After coming out, Pylypenko felt empowered to approach dozens of gay, lesbian and transgender active-duty soldiers and veterans. In 2019, about 30 of them formed an advocacy group for LGBTQ service people and participated in Kyiv's March for Equality for the first time. Today, the group has more than 100 members — and it's growing. "In some units, they may talk about LGBTQ rights in the military on their smoke break," Pylypenko said. "Afterwards, somebody will Google our group and get in touch." Pylypenko said the ways in which comrades might react to a soldier's coming out depend a lot on the unit and its commander. When he came out, he said, he was subjected to verbal abuse on social media. Most of his colleagues, however, voiced support: "especially those with whom I fought against the enemy, with those I saved the wounded with."
The most powerful weapon LGTBQ soldiers have in their arsenal is public relations. Like other advocacy groups, they are fighting for civil partnerships, the same-sex marriage alternative found in many countries but still illegal in Ukraine. Advocates for LGBTQ communities say the soldiers' work has begun to shift views in society. Ukrainians see the military and veterans as defenders of their homeland, and the army enjoys more public trust than any other institution in the country.
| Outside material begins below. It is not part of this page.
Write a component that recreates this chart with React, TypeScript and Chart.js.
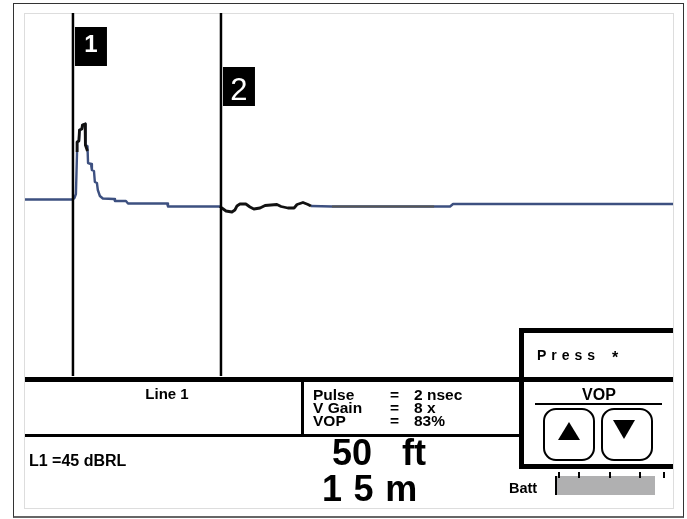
import React, { useEffect, useRef } from "react";
import { Chart, registerables } from "chart.js";

Chart.register(...registerables);

const traceFeet = [-16.2, 0, 0.5, 1, 1.4, 1.4, 2, 2.2, 3, 3.2, 4.1, 4.2, 4.9, 5.1, 6.1, 6.4, 7.1, 7.4, 8.1, 8.4, 9.1, 10.1, 13.9, 14.2, 17.9, 18.6, 31.8, 32.1, 49.7, 60, 80.4, 87.5, 127.4, 128.4, 202.7];
const traceLevel = [176.5, 176.5, 178, 182, 226, 234, 235, 246, 247, 251, 252, 231, 230, 213, 212, 206, 205, 194, 193, 186, 180, 177.5, 177, 175, 175, 172.5, 172.5, 169.5, 169.5, null, 170, 169.5, 169.5, 172, 172];
const peakFeet = [1.4, 1.4, 2, 2.2, 3, 3.2, 4.1, 4.2, 4.9];
const peakLevel = [224, 234, 235, 246, 247, 251, 252, 231, 225];
const rippleFeet = [49.7, 50.3, 51.7, 53.7, 54.7, 55.4, 56.4, 58.4, 59.8, 61.1, 63.2, 64.9, 68.9, 70.3, 72.6, 74.7, 75.7, 77.7, 79.4, 80.4];
const rippleLevel = [169.5, 168, 165, 164, 166, 170, 172, 172, 169, 167, 168, 170.5, 171.5, 169.5, 168, 168, 171.5, 173.5, 171.5, 170];
const flatFeet = [87.5, 122];
const flatLevel = [169.5, 169.5];
const cursorFeet = [0, 50];
const cursorLabels = ["1", "2"];
const levelRange = [0, 363];
const feetRange = [-16.2, 202.7];
const batteryTicks = [558, 578, 609, 639, 663];
const settingNames = ["Pulse", "V Gain", "VOP"];
const settingValues = ["2 nsec", "8 x", "83%"];

const zip = (xs: number[], ys: (number | null)[]) => xs.map((x, i) => ({ x, y: ys[i] }));

const font = "'Liberation Sans', Arial, sans-serif";

const cursorTags = {
  id: "cursorTags",
  afterDatasetsDraw(chart: any) {
    const { ctx, scales } = chart;
    const tops = [27, 67];
    const fonts = [`bold 24px ${font}`, `normal 31px ${font}`];
    const mids = [18, 24];
    cursorFeet.forEach((f, i) => {
      const px = scales.x.getPixelForValue(f);
      ctx.save();
      ctx.fillStyle = "#000";
      ctx.fillRect(px + 2, tops[i], 32, 39);
      ctx.fillStyle = "#fff";
      ctx.font = fonts[i];
      ctx.textAlign = "center";
      ctx.textBaseline = "middle";
      ctx.fillText(cursorLabels[i], px + 18, tops[i] + mids[i]);
      ctx.restore();
    });
  },
};

const box = (l: number, t: number, w: number, h: number, bg = "#000"): React.CSSProperties => ({
  position: "absolute", left: l, top: t, width: w, height: h, background: bg,
});

const Txt = ({ l, c, y, size, children, spacing, w }: any) => (
  <div style={{
    position: "absolute",
    left: c !== undefined ? c - 100 : l,
    width: c !== undefined ? 200 : w ?? 200,
    textAlign: c !== undefined ? "center" : "left",
    top: y - 20, height: 40, lineHeight: "40px",
    fontFamily: font, fontWeight: 700, fontSize: size, color: "#000",
    letterSpacing: spacing, whiteSpace: "pre",
  }}>{children}</div>
);

export default function App() {
  const ref = useRef<HTMLCanvasElement>(null);
  useEffect(() => {
    const line = (data: any[], color: string, width: number) => ({
      data, borderColor: color, borderWidth: width, borderJoinStyle: "round", pointRadius: 0, tension: 0, fill: false, showLine: true, spanGaps: false,
    });
    const chart = new Chart(ref.current!, {
      type: "scatter",
      data: {
        datasets: [
          ...cursorFeet.map((f) => line(zip([f, f], levelRange), "#000000", 2.5)),
          line(zip(rippleFeet, rippleLevel), "#111111", 2.8),
          line(zip(peakFeet, peakLevel), "#111111", 2.8),
          line(zip(flatFeet, flatLevel), "#555555", 2),
          line(zip(traceFeet, traceLevel), "#3d5080", 2.4),
        ],
      },
      options: {
        animation: false,
        responsive: false,
        layout: { padding: { left: 25, top: 13, right: 14, bottom: 143 } },
        plugins: { legend: { display: false }, tooltip: { enabled: false } },
        scales: {
          x: { type: "linear", display: false, min: feetRange[0], max: feetRange[1] },
          y: { type: "linear", display: false, min: levelRange[0], max: levelRange[1] },
        },
      },
      plugins: [cursorTags],
    });
    return () => chart.destroy();
  }, []);

  return (
    <div style={{ position: "fixed", left: 0, top: 0, width: 687, height: 519, background: "#fff", overflow: "hidden" }}>
      <div style={{ position: "absolute", left: 13, top: 3, width: 669, height: 512, border: "1.5px solid #333", borderBottomColor: "#666", borderBottomWidth: 2 }} />
      <div style={{ position: "absolute", left: 24, top: 13, width: 648, height: 494, border: "1px solid #ddd" }} />
      <canvas ref={ref} width={687} height={519} style={{ position: "absolute", left: 0, top: 0, width: 687, height: 519 }} />

      <div style={box(25, 377, 648, 5)} />
      <div style={box(25, 434, 496, 3)} />
      <div style={box(301, 382, 2.5, 52)} />
      <div style={box(519, 328, 5, 141)} />
      <div style={box(519, 328, 154, 5)} />
      <div style={box(519, 464, 154, 5)} />

      <Txt c={167} y={394} size={15}>Line 1</Txt>
      <Txt l={29} y={461} size={16}>L1 =45 dBRL</Txt>
      {settingNames.map((n, i) => (
        <React.Fragment key={n}>
          <Txt l={313} y={395 + i * 13} size={15.5}>{n}</Txt>
          <Txt l={390} y={395 + i * 13} size={15.5}>=</Txt>
          <Txt l={414} y={395 + i * 13} size={15.5}>{settingValues[i]}</Txt>
        </React.Fragment>
      ))}
      <Txt l={332} y={453} size={36}>50</Txt>
      <Txt l={402} y={453} size={36}>ft</Txt>
      <Txt l={322} y={489} size={36} spacing={0.8}>1 5 m</Txt>

      <Txt l={537} y={355} size={14} spacing={5}>Press</Txt>
      <Txt l={612} y={358} size={16}>*</Txt>
      <Txt c={599} y={395} size={16}>VOP</Txt>
      <div style={box(535, 403, 127, 2)} />
      <div style={{ position: "absolute", left: 543, top: 408, width: 48, height: 49, border: "2px solid #000", borderRadius: 13 }} />
      <div style={{ position: "absolute", left: 601, top: 408, width: 48, height: 49, border: "2px solid #000", borderRadius: 13 }} />
      <div style={{ position: "absolute", left: 558, top: 422, width: 0, height: 0, borderLeft: "11px solid transparent", borderRight: "11px solid transparent", borderBottom: "18px solid #000" }} />
      <div style={{ position: "absolute", left: 613, top: 420, width: 0, height: 0, borderLeft: "11.5px solid transparent", borderRight: "11.5px solid transparent", borderTop: "19px solid #000" }} />

      <Txt l={509} y={488} size={14.5}>Batt</Txt>
      <div style={box(557, 476, 98, 19, "#b0b0b1")} />
      <div style={box(555, 476, 2, 19)} />
      {batteryTicks.map((x) => <div key={x} style={box(x, 472, 2, 6)} />)}
    </div>
  );
}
"One of our aims is to expose the lies of Russian propaganda myths that claim Ukraine is being ruled by a 'neo-Nazi junta,'" Pylypenko said. "How could there be talk of neo-Nazis in an army that has gay-friendly units, and in which gay and lesbian active-duty and veteran service members can come out without fear?" "Why should we look to Russia?" Pylypenko said. "We were part of that empire. Why should we have to listen to them trash the Ukrainian military and the LGBTQ community? We must look to the free world, to Europe. We must aspire to democratic values."